Axelsen looked slightly off-colour to begin with, his early smashes repeatedly finding the net. Vitidsarn rarely played tosses to the backcourt, trusting his defence to deal with Axelsen’s powerful returns from the centre of the court. His body saves were particularly impressive as was his judgement in letting some powerful blocks sail beyond the baseline. When the opportunity presented, Vitidsarn unleashed his attacking game too, ripping a down-the-line smash in the first game that Axelsen didn’t bother chasing.

The change of ends suited Axelsen as he looked much better in the second game. He ran up a 13-5 lead and an under-pressure Vitidsarn began to fluff his lines.
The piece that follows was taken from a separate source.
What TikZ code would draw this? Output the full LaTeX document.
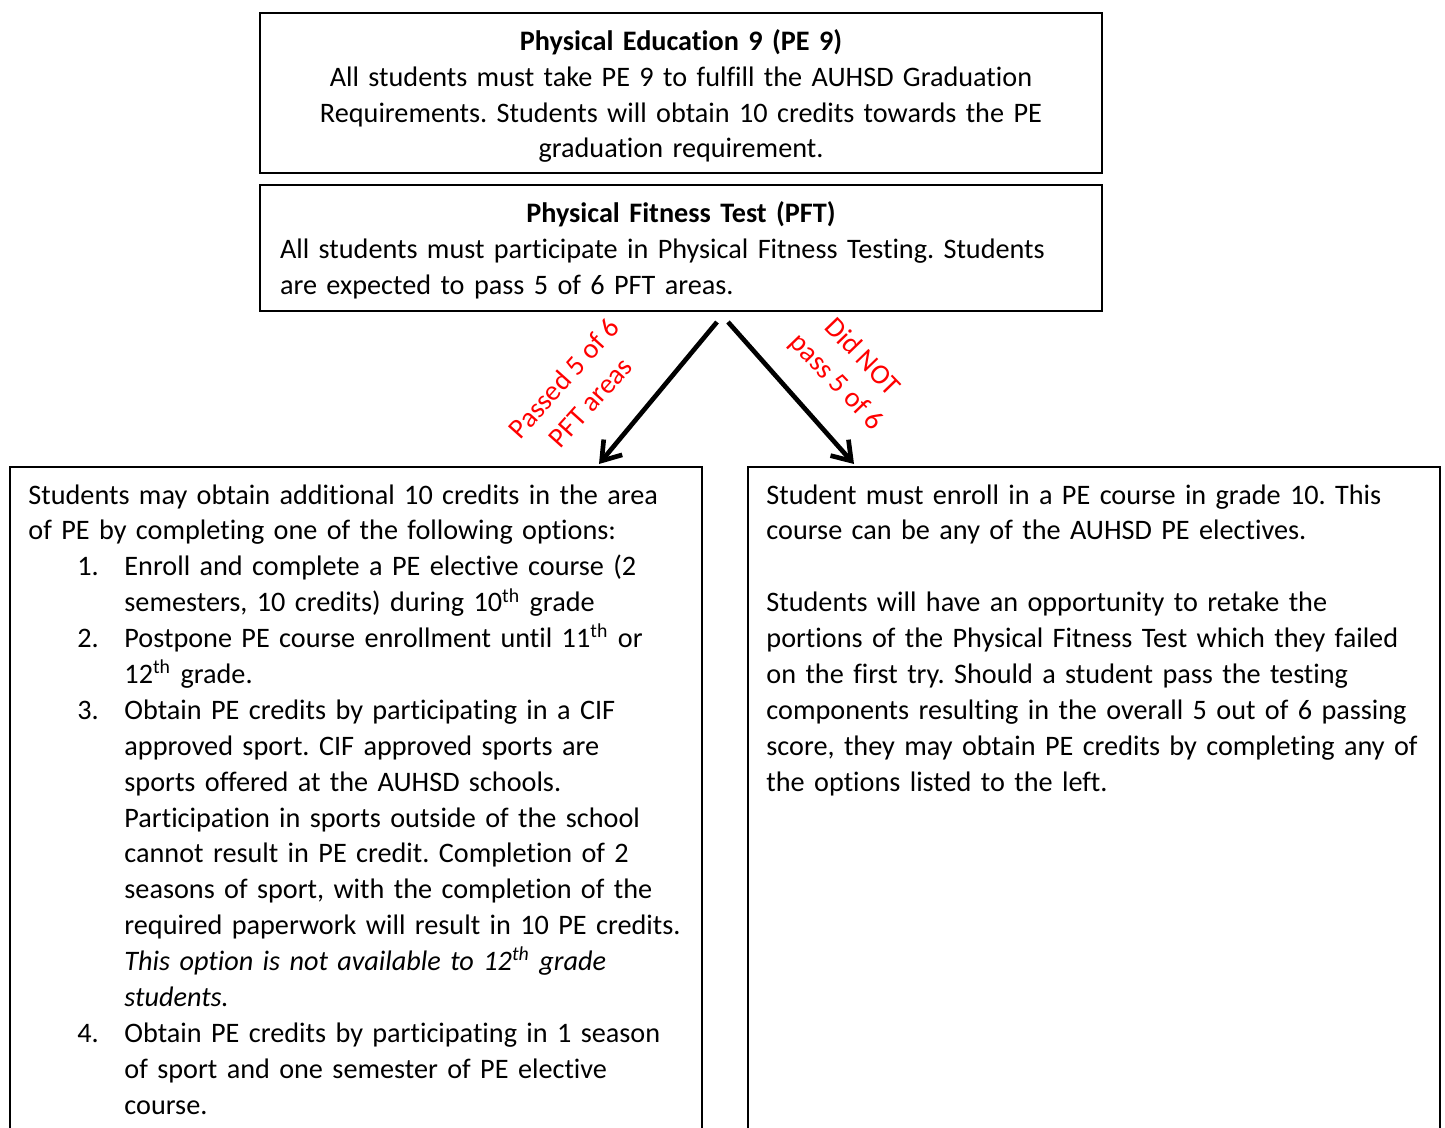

Axelsen’s smashes found their range again as the errors went down, which meant the 29-year-old world champion began to control the rallies and dictate the pace. Despite not being at his dominating best, Axelsen’s 21-10 second game win was a ringing reaffirmation of his superior game.

The decider ended up being a tame affair as the rhythm completely eluded Axelsen. From leading 4-3, Axelsen slipped to a 7-11 deficit as Vitidsarn blocked and parried body smashes with ease. Soon, errors began to creep in Axelsen’s game and the Thai took the match when the Olympic champion hit a return into the net.

“Overall, my attack and presence on court were not good today. If I had taken the first game that would have made a difference,” Axelsen said.

An Se-young wins

An and Yamaguchi had set up a repeat of last week’s Malaysia Open final but the 20-year-old Korean made sure there was no repeat of the result as she rallied to beat the world No 1 15-21, 21-16, 21-12 in 62 minutes.

An came back strongly after an error-prone first game. Her placements improved while Yamaguchi started to hit wide. The Japanese’s overhead returns from the backcourt that were finding the lines in the first game began to miss their mark. An began using drop shots more liberally, often beating a lunging Yamaguchi.

“After the first game, I made a conscious attempt to cut down on my errors. I don’t think Yamaguchi made too many mistakes. Both of us ran well and played well. I think she made me run too much in the first game. After that, I was determined to cut down on my mistakes,” An, ranked No 4, said.

The doubles saw two withdrawals, both featuring Chinese pairs, due to ill health handing the titles to their Japanese opponents.

Wang Yi Lyu, due to play the mixed doubles final with Huang Dong Ping against Japan’s Yuta Watanabe and Arisa Higashino, and Chen Qing Chen, due to partner Jia Yi Fan, against Japan’s Nami Matsuyama and Chiharu Shida, reported sick due to diarrhoea and withdrew.